**Task to carry out**:
Output exactly the lines from the first one down to the line containing "0.82, 0.819, 0.816];", inclusive.
— BEGIN —
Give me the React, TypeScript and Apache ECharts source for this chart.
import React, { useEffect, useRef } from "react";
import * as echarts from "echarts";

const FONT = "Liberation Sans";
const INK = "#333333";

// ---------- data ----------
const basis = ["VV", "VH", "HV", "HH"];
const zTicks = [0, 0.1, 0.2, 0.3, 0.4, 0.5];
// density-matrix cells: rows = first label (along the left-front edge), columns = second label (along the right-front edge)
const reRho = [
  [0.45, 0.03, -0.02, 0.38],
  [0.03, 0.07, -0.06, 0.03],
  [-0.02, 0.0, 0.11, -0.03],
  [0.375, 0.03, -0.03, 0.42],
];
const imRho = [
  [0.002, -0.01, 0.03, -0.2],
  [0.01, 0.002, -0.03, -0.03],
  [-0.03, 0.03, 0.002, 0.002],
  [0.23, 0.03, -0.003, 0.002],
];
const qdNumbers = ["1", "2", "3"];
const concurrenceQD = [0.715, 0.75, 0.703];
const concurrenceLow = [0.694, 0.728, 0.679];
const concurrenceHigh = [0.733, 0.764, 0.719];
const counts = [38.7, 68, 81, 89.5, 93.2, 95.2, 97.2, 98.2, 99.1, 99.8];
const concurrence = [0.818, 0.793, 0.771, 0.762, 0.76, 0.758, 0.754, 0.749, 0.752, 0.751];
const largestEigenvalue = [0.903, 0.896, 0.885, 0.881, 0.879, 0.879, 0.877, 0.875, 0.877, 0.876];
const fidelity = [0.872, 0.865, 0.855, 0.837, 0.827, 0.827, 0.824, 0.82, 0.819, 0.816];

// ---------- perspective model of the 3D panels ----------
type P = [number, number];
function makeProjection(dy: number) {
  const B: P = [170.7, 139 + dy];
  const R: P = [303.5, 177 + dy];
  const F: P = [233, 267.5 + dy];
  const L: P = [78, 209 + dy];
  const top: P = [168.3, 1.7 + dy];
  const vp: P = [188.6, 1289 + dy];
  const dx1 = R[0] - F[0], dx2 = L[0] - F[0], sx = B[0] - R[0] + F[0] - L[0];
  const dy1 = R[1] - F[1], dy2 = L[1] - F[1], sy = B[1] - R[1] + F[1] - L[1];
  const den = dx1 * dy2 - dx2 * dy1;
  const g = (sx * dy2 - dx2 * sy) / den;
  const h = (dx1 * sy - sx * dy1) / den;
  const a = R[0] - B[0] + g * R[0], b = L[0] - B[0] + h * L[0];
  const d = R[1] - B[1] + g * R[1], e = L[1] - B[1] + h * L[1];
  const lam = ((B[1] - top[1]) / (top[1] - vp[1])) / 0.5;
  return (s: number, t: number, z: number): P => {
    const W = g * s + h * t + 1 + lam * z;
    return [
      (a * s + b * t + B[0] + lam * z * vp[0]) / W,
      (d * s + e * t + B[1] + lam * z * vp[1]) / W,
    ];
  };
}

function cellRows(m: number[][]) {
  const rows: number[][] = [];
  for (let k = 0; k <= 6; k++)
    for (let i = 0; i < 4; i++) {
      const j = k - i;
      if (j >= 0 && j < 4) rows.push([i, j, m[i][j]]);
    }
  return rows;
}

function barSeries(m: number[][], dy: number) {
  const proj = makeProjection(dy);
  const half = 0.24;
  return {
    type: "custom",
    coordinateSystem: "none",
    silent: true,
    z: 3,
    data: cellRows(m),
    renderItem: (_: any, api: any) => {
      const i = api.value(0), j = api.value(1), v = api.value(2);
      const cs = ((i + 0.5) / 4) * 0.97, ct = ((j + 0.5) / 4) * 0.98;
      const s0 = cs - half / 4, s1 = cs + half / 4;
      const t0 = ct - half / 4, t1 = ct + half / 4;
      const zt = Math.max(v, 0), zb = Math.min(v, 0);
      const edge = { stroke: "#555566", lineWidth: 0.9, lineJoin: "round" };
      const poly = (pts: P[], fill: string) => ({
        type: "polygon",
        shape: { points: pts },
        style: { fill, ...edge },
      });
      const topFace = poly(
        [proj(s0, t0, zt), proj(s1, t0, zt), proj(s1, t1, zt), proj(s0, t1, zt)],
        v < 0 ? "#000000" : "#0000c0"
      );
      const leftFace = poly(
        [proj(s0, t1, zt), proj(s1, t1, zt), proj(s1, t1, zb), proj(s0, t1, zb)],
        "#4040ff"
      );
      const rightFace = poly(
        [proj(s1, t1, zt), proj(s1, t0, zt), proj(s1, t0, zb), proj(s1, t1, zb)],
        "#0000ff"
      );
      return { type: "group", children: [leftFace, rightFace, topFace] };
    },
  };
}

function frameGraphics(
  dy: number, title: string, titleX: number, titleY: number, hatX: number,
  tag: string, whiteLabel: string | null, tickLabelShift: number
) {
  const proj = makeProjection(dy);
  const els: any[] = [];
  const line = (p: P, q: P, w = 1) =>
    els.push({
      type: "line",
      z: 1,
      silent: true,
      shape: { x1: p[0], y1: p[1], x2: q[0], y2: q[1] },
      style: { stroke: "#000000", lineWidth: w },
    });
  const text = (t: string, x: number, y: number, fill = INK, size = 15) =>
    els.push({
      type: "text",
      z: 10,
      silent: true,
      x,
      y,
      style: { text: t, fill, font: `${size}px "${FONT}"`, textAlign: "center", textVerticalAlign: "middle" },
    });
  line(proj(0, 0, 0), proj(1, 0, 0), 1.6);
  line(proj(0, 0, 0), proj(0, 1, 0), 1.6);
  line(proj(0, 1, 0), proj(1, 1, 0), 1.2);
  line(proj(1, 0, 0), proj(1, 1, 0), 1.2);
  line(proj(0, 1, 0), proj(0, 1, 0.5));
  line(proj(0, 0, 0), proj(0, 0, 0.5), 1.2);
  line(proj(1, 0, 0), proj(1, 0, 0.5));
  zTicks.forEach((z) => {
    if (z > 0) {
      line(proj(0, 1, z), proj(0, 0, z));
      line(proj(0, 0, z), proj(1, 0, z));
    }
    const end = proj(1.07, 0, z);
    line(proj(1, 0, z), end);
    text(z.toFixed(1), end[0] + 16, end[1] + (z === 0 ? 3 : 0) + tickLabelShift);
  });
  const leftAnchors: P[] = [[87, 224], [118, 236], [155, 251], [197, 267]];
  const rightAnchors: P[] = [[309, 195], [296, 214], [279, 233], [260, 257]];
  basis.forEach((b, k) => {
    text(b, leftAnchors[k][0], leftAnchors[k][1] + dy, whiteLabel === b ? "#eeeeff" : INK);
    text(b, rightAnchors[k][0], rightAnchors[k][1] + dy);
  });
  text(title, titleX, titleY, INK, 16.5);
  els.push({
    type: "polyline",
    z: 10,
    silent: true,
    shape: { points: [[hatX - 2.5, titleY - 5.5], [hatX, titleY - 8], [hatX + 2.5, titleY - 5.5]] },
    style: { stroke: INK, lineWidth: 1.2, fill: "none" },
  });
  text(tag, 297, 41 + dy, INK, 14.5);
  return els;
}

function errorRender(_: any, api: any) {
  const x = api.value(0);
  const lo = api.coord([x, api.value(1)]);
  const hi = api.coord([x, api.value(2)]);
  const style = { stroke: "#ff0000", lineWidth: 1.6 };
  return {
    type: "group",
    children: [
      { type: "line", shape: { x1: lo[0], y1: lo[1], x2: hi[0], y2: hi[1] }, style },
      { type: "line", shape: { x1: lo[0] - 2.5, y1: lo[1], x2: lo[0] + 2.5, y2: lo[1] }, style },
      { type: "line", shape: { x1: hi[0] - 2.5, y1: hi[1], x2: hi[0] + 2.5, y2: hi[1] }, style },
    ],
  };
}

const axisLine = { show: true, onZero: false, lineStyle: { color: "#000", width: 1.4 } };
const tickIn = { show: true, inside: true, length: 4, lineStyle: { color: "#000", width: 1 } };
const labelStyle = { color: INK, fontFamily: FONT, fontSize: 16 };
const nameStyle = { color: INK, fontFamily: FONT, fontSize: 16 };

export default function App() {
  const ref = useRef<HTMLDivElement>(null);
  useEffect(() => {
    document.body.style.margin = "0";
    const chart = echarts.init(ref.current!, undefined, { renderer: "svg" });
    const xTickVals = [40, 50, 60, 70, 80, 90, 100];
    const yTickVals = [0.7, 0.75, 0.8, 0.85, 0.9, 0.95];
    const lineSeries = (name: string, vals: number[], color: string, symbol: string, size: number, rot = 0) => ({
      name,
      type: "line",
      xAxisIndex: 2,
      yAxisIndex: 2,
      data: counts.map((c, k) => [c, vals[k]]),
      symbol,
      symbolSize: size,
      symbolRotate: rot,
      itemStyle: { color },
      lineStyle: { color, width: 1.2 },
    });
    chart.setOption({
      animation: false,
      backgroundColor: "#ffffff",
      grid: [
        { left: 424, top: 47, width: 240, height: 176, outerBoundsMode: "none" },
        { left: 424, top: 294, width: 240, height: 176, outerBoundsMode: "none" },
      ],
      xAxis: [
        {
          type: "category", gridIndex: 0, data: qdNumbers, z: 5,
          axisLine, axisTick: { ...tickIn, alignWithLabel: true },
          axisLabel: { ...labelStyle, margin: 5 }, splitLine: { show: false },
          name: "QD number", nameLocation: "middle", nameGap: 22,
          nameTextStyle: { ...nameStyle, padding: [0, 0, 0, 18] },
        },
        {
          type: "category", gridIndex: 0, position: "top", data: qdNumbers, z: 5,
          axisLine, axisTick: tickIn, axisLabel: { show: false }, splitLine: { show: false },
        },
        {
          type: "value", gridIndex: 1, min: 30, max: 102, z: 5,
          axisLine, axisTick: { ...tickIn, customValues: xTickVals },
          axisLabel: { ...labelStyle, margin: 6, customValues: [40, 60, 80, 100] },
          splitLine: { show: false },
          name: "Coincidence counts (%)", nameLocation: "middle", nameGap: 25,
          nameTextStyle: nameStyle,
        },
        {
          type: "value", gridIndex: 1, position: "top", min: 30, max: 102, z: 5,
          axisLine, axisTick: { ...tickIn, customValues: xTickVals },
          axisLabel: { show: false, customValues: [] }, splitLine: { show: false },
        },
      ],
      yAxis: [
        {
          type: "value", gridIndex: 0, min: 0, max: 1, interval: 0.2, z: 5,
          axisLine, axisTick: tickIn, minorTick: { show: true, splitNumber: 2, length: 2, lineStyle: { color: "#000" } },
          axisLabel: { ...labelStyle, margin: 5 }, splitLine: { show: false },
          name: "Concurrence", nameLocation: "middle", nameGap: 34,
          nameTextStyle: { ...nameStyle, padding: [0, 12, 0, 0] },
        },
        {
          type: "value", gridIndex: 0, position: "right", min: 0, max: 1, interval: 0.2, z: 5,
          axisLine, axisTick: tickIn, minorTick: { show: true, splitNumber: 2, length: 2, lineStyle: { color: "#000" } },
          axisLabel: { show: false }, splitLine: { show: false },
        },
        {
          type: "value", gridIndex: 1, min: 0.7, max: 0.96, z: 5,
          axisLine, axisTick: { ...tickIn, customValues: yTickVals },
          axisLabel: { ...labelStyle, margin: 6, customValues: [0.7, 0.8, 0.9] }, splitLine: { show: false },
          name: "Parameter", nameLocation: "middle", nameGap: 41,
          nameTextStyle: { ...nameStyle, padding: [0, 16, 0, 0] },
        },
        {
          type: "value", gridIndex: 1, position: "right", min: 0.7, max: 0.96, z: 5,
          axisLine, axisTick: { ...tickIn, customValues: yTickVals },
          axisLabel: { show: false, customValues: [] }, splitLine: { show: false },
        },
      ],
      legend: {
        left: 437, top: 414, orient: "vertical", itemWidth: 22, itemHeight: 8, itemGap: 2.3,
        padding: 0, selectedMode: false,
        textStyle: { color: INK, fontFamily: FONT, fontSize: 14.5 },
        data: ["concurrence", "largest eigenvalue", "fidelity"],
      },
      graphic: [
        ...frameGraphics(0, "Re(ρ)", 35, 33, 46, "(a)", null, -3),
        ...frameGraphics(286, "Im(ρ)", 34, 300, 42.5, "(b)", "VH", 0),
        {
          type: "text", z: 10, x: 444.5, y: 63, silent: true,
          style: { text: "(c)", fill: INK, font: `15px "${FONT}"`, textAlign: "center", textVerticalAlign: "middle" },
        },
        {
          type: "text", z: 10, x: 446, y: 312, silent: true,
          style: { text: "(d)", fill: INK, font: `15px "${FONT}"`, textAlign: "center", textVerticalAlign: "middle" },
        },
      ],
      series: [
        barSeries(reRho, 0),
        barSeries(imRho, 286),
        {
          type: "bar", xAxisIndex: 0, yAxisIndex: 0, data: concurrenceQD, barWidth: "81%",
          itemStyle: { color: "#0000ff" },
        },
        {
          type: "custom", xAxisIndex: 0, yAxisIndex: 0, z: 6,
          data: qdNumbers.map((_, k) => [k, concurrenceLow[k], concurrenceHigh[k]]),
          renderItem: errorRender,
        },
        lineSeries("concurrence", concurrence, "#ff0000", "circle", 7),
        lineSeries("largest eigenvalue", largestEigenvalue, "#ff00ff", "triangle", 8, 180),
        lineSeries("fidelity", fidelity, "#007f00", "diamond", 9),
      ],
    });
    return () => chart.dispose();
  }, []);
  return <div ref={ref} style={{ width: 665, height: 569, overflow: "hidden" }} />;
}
— END —
**Written response**:
Give me the React, TypeScript and Apache ECharts source for this chart.
import React, { useEffect, useRef } from "react";
import * as echarts from "echarts";

const FONT = "Liberation Sans";
const INK = "#333333";

// ---------- data ----------
const basis = ["VV", "VH", "HV", "HH"];
const zTicks = [0, 0.1, 0.2, 0.3, 0.4, 0.5];
// density-matrix cells: rows = first label (along the left-front edge), columns = second label (along the right-front edge)
const reRho = [
  [0.45, 0.03, -0.02, 0.38],
  [0.03, 0.07, -0.06, 0.03],
  [-0.02, 0.0, 0.11, -0.03],
  [0.375, 0.03, -0.03, 0.42],
];
const imRho = [
  [0.002, -0.01, 0.03, -0.2],
  [0.01, 0.002, -0.03, -0.03],
  [-0.03, 0.03, 0.002, 0.002],
  [0.23, 0.03, -0.003, 0.002],
];
const qdNumbers = ["1", "2", "3"];
const concurrenceQD = [0.715, 0.75, 0.703];
const concurrenceLow = [0.694, 0.728, 0.679];
const concurrenceHigh = [0.733, 0.764, 0.719];
const counts = [38.7, 68, 81, 89.5, 93.2, 95.2, 97.2, 98.2, 99.1, 99.8];
const concurrence = [0.818, 0.793, 0.771, 0.762, 0.76, 0.758, 0.754, 0.749, 0.752, 0.751];
const largestEigenvalue = [0.903, 0.896, 0.885, 0.881, 0.879, 0.879, 0.877, 0.875, 0.877, 0.876];
const fidelity = [0.872, 0.865, 0.855, 0.837, 0.827, 0.827, 0.824, 0.82, 0.819, 0.816];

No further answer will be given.